» STORED ROWS:
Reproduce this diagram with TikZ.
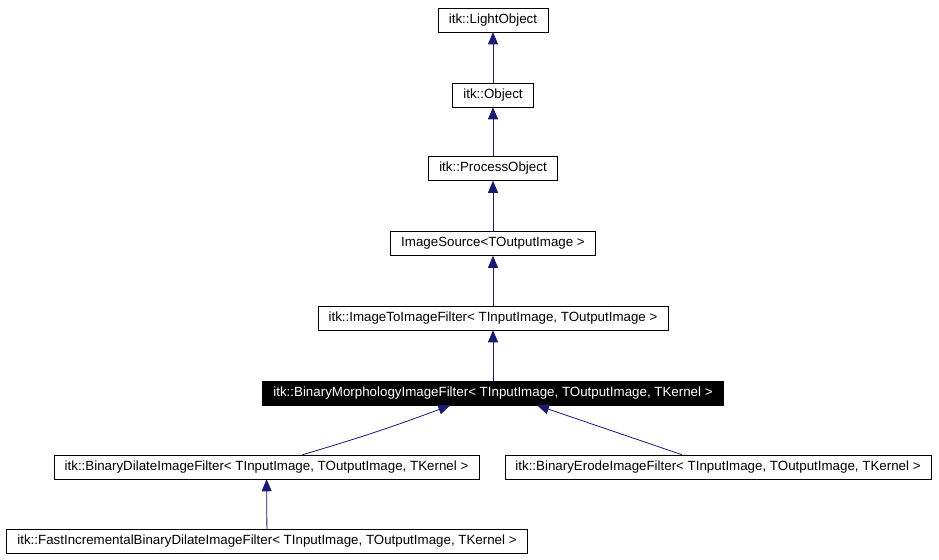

---

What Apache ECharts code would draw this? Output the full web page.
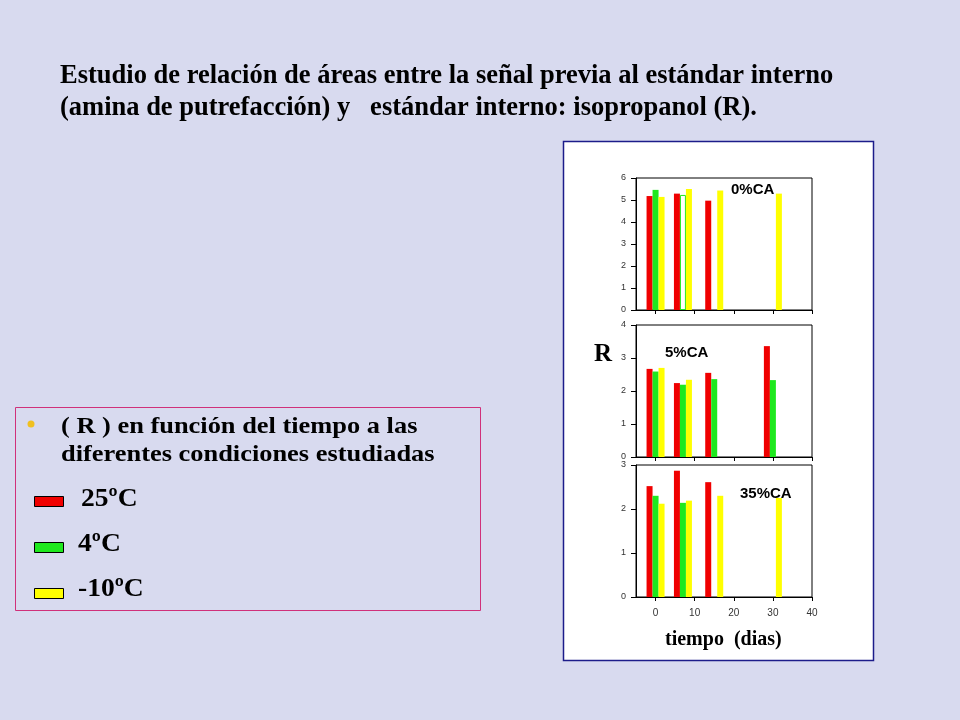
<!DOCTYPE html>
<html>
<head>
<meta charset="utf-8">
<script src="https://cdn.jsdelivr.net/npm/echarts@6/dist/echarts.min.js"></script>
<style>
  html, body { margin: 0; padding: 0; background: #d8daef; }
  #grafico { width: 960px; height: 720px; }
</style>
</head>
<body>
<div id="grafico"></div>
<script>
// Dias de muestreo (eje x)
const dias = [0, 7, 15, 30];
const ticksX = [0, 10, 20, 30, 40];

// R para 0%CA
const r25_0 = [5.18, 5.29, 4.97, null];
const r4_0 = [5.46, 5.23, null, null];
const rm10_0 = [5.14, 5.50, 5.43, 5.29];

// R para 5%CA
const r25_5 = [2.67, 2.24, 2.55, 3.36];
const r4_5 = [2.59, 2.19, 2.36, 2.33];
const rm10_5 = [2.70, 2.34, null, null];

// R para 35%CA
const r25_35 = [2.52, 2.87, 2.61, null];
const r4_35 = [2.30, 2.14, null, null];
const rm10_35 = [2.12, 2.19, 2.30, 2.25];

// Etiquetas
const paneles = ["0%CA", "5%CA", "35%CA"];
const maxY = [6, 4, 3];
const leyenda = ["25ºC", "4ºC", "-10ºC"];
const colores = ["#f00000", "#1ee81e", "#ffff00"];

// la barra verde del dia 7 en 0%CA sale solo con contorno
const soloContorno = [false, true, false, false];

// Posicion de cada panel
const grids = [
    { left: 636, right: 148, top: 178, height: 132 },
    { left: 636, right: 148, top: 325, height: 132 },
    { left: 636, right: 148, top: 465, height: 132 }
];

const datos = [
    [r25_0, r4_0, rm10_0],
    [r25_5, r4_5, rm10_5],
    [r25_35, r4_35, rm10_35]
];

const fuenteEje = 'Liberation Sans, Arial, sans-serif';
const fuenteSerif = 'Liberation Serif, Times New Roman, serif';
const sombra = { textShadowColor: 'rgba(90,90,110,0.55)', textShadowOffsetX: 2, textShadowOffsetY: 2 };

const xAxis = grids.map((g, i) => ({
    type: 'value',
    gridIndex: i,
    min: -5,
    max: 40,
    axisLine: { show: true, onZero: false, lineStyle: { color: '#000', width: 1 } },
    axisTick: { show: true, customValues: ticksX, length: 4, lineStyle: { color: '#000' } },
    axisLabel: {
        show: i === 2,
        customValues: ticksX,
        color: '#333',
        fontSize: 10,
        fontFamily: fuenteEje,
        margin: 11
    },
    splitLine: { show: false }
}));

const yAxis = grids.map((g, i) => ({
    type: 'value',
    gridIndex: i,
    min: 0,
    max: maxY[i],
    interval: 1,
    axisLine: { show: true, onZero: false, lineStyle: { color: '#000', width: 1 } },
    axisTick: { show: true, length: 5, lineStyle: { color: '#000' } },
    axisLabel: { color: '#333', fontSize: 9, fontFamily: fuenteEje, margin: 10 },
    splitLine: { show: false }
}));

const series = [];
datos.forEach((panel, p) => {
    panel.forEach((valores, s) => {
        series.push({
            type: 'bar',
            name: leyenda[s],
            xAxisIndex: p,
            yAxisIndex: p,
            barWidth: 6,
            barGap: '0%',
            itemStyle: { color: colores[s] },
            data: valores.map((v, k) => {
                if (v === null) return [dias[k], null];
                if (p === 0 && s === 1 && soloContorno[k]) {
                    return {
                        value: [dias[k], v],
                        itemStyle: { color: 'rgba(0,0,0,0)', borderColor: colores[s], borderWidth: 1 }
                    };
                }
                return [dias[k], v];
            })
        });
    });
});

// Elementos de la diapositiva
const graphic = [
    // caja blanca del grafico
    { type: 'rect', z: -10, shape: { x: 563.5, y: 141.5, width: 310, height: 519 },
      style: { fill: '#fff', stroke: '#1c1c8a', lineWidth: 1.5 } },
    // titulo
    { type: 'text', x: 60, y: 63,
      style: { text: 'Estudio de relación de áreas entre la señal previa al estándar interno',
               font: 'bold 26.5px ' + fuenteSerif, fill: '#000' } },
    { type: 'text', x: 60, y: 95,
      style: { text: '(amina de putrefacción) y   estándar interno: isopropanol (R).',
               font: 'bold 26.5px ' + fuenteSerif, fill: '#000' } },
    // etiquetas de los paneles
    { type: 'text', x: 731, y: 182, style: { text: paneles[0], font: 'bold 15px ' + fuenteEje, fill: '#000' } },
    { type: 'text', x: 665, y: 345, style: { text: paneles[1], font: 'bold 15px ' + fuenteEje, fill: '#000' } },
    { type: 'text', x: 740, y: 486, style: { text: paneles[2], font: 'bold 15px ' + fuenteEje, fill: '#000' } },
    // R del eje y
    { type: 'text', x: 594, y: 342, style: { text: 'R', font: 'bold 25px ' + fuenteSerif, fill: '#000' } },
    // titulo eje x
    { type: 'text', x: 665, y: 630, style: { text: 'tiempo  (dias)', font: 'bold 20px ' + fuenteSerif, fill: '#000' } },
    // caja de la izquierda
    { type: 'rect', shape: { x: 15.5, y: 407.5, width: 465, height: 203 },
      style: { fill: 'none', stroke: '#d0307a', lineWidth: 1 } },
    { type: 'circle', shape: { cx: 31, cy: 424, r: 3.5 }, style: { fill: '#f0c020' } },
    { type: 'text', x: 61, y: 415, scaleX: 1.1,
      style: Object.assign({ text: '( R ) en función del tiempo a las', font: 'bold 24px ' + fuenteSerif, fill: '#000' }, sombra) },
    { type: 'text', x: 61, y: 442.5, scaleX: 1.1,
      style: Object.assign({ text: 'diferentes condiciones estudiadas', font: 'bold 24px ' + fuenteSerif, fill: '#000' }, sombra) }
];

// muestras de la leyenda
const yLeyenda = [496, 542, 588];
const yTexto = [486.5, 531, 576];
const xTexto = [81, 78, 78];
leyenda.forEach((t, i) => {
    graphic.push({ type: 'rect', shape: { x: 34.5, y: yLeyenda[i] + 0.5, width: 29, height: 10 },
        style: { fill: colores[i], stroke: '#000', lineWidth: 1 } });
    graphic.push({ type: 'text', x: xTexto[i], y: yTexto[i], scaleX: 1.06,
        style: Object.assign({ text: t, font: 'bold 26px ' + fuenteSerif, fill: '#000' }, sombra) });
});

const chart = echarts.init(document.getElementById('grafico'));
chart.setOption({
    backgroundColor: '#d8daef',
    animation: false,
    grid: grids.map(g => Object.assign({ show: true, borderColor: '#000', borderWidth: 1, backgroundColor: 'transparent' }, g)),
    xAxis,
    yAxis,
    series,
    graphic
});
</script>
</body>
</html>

==

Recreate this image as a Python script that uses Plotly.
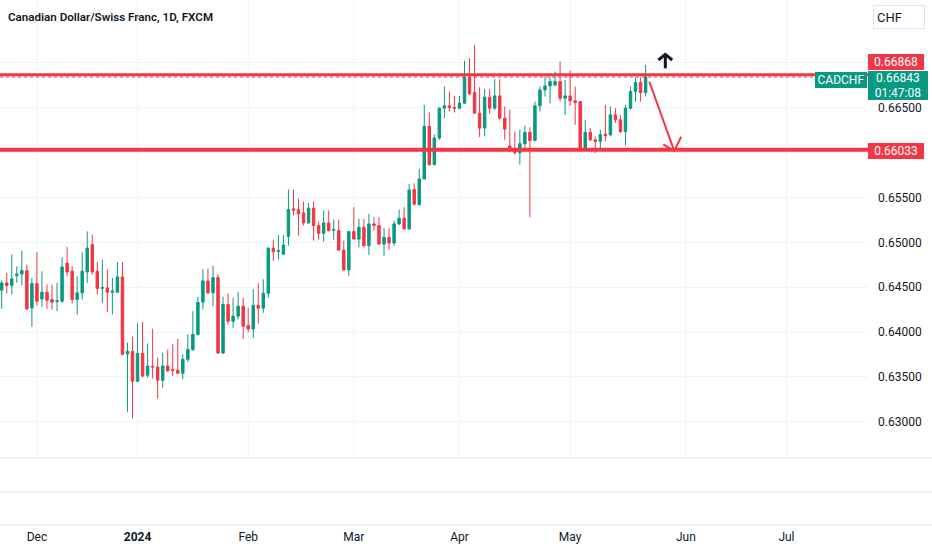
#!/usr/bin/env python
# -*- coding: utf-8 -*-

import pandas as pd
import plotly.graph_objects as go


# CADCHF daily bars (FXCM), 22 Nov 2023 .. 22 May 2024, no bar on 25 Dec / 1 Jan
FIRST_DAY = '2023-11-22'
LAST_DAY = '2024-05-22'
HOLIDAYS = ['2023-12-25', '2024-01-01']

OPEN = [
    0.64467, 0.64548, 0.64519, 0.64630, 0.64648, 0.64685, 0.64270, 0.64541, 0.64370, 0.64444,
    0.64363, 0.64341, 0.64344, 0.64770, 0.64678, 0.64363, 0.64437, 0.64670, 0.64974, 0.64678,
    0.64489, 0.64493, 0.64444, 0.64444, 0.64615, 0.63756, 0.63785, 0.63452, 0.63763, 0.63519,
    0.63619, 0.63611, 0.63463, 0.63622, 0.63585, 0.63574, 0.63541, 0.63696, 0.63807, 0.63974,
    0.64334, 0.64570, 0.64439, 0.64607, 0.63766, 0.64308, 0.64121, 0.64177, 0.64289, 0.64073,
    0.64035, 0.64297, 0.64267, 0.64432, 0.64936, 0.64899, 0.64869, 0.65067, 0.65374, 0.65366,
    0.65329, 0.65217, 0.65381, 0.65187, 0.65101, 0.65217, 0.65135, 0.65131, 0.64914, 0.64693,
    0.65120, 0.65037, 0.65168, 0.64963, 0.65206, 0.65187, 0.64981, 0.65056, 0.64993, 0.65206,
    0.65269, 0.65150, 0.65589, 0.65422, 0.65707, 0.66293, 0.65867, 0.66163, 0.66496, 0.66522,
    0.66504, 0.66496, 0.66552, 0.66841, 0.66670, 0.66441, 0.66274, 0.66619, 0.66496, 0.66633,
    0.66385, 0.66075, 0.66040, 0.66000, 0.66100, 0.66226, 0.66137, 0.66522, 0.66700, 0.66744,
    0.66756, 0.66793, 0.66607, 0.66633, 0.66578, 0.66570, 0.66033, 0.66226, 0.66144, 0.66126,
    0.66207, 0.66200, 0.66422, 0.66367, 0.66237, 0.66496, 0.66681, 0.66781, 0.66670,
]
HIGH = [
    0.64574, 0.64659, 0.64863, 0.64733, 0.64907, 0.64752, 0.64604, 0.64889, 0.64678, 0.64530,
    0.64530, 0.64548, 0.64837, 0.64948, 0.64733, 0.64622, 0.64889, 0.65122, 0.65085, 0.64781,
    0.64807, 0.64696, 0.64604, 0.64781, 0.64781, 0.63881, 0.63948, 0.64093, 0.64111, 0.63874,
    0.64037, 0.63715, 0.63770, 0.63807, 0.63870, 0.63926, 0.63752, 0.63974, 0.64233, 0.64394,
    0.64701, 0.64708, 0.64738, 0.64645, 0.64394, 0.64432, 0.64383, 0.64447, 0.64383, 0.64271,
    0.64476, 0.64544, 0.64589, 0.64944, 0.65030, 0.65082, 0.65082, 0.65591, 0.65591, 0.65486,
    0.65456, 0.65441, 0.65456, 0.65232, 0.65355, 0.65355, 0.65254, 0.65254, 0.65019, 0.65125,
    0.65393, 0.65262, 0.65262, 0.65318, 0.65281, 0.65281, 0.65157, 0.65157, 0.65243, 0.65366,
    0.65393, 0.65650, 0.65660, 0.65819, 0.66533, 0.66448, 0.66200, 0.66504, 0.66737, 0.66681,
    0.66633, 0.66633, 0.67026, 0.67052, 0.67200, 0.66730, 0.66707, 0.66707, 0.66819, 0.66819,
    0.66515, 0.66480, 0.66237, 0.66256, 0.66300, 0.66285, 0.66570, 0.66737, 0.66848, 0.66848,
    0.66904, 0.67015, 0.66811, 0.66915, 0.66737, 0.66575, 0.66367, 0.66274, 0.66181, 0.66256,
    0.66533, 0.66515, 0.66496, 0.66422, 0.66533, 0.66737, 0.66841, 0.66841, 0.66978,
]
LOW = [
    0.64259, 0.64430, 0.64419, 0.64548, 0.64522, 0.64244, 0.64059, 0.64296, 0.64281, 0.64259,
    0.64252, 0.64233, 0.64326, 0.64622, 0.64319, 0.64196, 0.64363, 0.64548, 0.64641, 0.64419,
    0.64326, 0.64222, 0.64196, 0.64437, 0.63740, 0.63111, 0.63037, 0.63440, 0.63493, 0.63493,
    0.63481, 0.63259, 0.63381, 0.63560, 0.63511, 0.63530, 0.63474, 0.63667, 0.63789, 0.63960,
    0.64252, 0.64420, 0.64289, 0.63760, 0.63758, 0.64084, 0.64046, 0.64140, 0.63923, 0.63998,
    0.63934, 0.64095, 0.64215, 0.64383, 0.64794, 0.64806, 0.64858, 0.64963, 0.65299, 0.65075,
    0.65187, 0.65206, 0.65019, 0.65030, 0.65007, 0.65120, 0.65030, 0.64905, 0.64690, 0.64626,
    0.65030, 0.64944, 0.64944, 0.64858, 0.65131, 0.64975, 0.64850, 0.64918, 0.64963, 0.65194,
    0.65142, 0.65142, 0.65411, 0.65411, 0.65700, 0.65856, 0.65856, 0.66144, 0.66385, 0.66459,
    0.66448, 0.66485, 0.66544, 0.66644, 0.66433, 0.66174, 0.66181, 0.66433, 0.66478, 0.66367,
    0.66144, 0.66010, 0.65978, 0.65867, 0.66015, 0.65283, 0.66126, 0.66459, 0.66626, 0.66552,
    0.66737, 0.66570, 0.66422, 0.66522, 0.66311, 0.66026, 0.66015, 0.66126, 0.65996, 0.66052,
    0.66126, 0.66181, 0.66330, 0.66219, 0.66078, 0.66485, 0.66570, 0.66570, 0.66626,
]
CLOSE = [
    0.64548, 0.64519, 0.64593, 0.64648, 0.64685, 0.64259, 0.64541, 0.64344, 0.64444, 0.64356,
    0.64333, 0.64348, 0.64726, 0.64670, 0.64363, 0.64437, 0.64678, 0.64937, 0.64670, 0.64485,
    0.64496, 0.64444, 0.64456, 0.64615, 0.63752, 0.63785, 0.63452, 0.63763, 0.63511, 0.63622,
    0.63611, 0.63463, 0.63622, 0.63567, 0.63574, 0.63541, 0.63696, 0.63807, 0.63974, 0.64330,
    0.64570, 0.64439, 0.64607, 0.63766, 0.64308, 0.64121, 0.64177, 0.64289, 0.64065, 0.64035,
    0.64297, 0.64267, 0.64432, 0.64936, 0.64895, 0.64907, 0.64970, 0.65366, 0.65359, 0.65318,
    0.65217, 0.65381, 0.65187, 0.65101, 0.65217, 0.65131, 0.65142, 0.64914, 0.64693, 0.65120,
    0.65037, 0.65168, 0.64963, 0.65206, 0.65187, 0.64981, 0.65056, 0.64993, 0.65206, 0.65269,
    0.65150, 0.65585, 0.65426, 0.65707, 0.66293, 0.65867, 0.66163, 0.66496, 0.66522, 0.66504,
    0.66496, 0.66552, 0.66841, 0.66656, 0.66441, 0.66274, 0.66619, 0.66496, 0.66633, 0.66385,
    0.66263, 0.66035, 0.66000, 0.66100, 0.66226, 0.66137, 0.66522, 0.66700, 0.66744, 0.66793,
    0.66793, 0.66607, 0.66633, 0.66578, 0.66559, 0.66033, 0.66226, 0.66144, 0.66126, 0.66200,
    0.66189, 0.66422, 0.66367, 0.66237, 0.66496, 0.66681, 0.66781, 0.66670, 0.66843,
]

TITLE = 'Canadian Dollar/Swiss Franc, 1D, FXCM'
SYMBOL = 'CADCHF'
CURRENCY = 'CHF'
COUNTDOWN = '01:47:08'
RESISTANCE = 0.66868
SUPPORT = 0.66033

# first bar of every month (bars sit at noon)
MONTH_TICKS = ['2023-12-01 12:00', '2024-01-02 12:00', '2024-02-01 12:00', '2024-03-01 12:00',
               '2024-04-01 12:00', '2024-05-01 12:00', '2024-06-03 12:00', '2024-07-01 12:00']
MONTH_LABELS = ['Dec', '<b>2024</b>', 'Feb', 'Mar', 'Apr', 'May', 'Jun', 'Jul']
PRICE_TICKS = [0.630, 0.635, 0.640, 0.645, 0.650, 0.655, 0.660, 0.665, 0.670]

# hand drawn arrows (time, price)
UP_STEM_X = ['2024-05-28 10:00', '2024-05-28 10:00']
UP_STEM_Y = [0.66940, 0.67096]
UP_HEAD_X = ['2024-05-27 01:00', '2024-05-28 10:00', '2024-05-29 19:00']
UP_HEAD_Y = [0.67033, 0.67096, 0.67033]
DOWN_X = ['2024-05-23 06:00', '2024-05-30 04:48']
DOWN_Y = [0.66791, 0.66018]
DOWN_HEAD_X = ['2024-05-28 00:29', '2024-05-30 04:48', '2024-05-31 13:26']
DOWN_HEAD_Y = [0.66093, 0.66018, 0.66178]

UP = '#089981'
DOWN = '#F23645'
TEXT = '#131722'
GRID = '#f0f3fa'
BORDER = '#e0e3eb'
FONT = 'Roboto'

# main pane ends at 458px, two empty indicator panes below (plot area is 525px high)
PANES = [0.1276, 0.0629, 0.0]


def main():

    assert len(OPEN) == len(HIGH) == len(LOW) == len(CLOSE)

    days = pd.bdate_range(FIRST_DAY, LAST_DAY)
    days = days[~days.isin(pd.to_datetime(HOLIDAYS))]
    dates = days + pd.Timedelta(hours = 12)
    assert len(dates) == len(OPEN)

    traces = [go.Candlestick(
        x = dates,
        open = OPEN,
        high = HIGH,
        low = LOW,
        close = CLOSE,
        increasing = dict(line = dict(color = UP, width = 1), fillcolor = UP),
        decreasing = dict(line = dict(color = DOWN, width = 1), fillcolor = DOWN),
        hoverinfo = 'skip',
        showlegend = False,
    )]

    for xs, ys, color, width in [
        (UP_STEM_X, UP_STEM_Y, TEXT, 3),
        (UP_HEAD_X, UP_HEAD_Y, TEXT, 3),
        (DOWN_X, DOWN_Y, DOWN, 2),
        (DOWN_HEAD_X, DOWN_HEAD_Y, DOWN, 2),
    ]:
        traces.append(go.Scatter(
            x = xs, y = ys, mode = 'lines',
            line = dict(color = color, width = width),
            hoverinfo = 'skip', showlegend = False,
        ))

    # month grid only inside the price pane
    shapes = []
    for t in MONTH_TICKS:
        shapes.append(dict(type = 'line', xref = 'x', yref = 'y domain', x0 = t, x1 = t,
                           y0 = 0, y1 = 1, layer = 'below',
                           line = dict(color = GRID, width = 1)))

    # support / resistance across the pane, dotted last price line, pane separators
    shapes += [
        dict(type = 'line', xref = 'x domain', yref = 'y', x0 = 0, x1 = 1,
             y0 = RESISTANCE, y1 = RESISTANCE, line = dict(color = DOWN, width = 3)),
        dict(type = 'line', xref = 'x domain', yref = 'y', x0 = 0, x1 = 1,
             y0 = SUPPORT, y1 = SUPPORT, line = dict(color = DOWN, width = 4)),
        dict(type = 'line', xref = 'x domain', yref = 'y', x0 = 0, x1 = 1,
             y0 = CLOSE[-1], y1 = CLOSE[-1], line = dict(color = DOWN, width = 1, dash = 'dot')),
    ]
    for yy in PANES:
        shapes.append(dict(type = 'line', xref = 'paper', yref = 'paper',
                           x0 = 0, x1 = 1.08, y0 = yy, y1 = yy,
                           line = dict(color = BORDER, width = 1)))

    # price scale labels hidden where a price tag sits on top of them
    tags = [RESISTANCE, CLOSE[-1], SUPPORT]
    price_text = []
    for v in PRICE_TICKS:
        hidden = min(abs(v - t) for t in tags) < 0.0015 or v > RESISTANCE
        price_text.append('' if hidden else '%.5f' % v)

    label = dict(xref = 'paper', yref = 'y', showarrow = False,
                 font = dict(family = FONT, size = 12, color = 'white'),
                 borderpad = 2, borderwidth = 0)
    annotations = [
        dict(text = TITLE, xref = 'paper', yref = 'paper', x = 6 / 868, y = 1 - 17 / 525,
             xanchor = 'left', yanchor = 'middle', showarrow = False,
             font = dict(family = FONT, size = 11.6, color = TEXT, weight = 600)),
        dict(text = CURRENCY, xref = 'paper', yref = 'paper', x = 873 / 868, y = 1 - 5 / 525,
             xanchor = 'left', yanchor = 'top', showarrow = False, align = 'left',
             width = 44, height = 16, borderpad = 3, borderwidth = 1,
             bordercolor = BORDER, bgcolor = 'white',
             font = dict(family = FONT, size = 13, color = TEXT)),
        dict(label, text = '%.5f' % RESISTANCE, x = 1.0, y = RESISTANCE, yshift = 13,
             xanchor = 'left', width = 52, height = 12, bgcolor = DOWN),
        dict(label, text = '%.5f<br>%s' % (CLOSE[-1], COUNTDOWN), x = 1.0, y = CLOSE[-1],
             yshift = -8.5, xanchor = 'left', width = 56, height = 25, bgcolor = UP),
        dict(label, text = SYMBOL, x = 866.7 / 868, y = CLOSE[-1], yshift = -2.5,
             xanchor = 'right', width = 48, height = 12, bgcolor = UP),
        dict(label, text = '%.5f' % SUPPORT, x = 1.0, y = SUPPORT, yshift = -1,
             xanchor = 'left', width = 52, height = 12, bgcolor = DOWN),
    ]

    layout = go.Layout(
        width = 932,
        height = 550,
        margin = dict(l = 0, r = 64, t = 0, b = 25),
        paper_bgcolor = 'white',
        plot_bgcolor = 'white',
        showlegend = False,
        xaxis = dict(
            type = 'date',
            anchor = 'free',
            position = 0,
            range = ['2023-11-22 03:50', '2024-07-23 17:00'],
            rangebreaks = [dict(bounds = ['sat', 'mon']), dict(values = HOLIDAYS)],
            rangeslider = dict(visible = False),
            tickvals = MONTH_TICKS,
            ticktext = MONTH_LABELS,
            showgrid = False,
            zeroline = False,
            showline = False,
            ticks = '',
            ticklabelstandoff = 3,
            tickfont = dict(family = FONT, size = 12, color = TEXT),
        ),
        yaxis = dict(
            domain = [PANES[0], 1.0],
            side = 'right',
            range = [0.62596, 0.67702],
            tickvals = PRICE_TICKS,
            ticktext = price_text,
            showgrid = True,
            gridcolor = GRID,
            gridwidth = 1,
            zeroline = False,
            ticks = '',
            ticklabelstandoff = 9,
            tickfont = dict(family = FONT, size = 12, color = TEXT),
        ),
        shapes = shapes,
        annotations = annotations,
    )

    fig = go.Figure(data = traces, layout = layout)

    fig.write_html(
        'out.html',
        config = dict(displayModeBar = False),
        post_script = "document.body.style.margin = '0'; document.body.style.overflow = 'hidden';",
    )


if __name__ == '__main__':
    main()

» WHAT TO DO:
Using the entries above, transcribe every line from the line containing "Recreate this image" through the line containing "HOLIDAYS = ['2023-12-25', '2024-01-01']". Do not copy pictures.

» EXERCISE SOLUTION:
Recreate this image as a Python script that uses Plotly.
#!/usr/bin/env python
# -*- coding: utf-8 -*-

import pandas as pd
import plotly.graph_objects as go


# CADCHF daily bars (FXCM), 22 Nov 2023 .. 22 May 2024, no bar on 25 Dec / 1 Jan
FIRST_DAY = '2023-11-22'
LAST_DAY = '2024-05-22'
HOLIDAYS = ['2023-12-25', '2024-01-01']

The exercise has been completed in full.